The August 2012 issue of Harper’s Magazine features a portfolio of Martin’s images of the wall. He corresponded with Yumna Mohamed about the experience of photographing the photographs:


“These photographs of Libya’s missing men were displayed prominently on the walls of the Benghazi courthouse-turned-rebel-media-center, on the cornice of the Benghazi seafront. Hundreds, if not thousands, of people would walk past and look at them every day. The photographs were placed there because of the courthouse’s central and highly visible location. It was the place where many of the demonstrations, anti-Qaddafi tents, makeshift Internet cafés, and live broadcasts were set up. So I was never taking these pictures in isolation. I had to make my way through crowds of people to “re-photograph” the pictures, and while I was taking them, people would want me to photograph a certain person or point me in the direction of a particular group of pictures.”


“To me, the pictures speak to everyone. I had to think of what my family or friends would do if they had a son or a brother that went missing: They would print the biggest picture they had of that person and put it in the place where the world’s media were. That’s what anyone would do. These are family pictures, cell-phone pictures, graduation pictures, first-day-at-work pictures. They are the sorts of pictures that all families take, be it in New York or Benghazi. I just hoped that an audience could make that banal yet important link.”


“I felt particularly moved by a picture I saw of a man that was taken for a wedding. It was a really bad cell-phone picture printed on Xerox paper, torn and scrunched up. I think about what his family must have done to get that picture and pin it up on the wall. Who made the picture? Who made the printout? Who pinned it up on the wall? At what time? In my own mind the answer was the women of the missing man. When you start thinking like that—that the death of this man has meant that a wife is without a husband, a daughter is without a father, or a sister is without a brother—it takes on another level of sadness, and for me it really speaks to what the war in Libya was all about. Loss, and families losing loved ones.”


“So often, the scenes that documentary and news photographers take are so violent, so otherworldly, so abstract from the lives that we in the West live, it makes it damn hard to make someone care. I’m trying to combat that antipathy. I was conscious that these pictures seemed to have more historical resonance than the news photographs from the front lines. As photojournalists witnessing these events, we so often lose a sense of perspective, of history and knowledge, in our effort to chase the sexy ‘bang-bang’ pictures. With these images, I could begin to connect the dots of Libya’s turbulent and violent history under Qaddafi. I always felt like an outsider in Libya, whose people, culture, and history I didn’t understand. But with these pictures, I was in some way piecing together parts of Libyan history that would otherwise go unnoticed. Pictures of the men and boys who died in the opening bloody days of the revolution, before any journalists arrived. Faces of men and boys who had died on mysterious plane crashes—Lockerbie being the most recognizable, but there were others.”
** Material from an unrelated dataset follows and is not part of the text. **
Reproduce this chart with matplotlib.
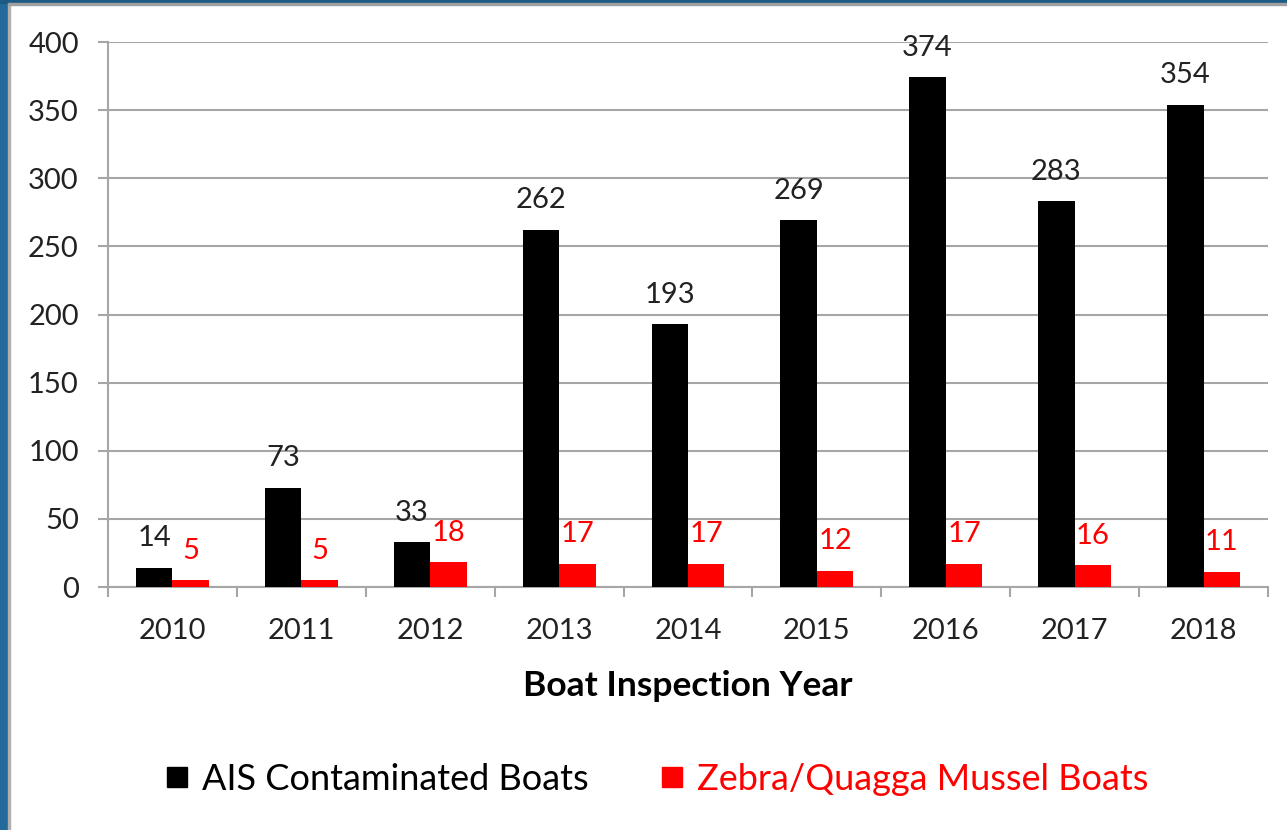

“The response so far from people who have seen the pictures has been tremendous. In recent exhibitions in the United Kingdom, we blew them up to six feet tall and placed them on bus shelters and public spaces with the word ‘missing’ placed above them. They stopped traffic and drew complaints to local councils and police. But that was exactly the type of response I was looking for. It made people stop, it made people care and take action. We also printed the entire body of work, some fifty pictures, in a free newspaper and handed it out on the London underground at rush hour.”


“In Libya, many families have not returned to their homes, and the sense of vendetta is still very much in place. For example, the Tawrga people who lived close to Misrata have all been but expelled from the area, as angry Misratans blame them for siding with loyalist forces and supporting the siege of the city. But in the centre of Misrata, the local council has installed a martyrs’ museum filled with family pictures of war dead, war debris, ammunition, and other ephemera. It’s a strong reminder of the power of the still photographs taken by the local population to commemorate the dead and the missing.”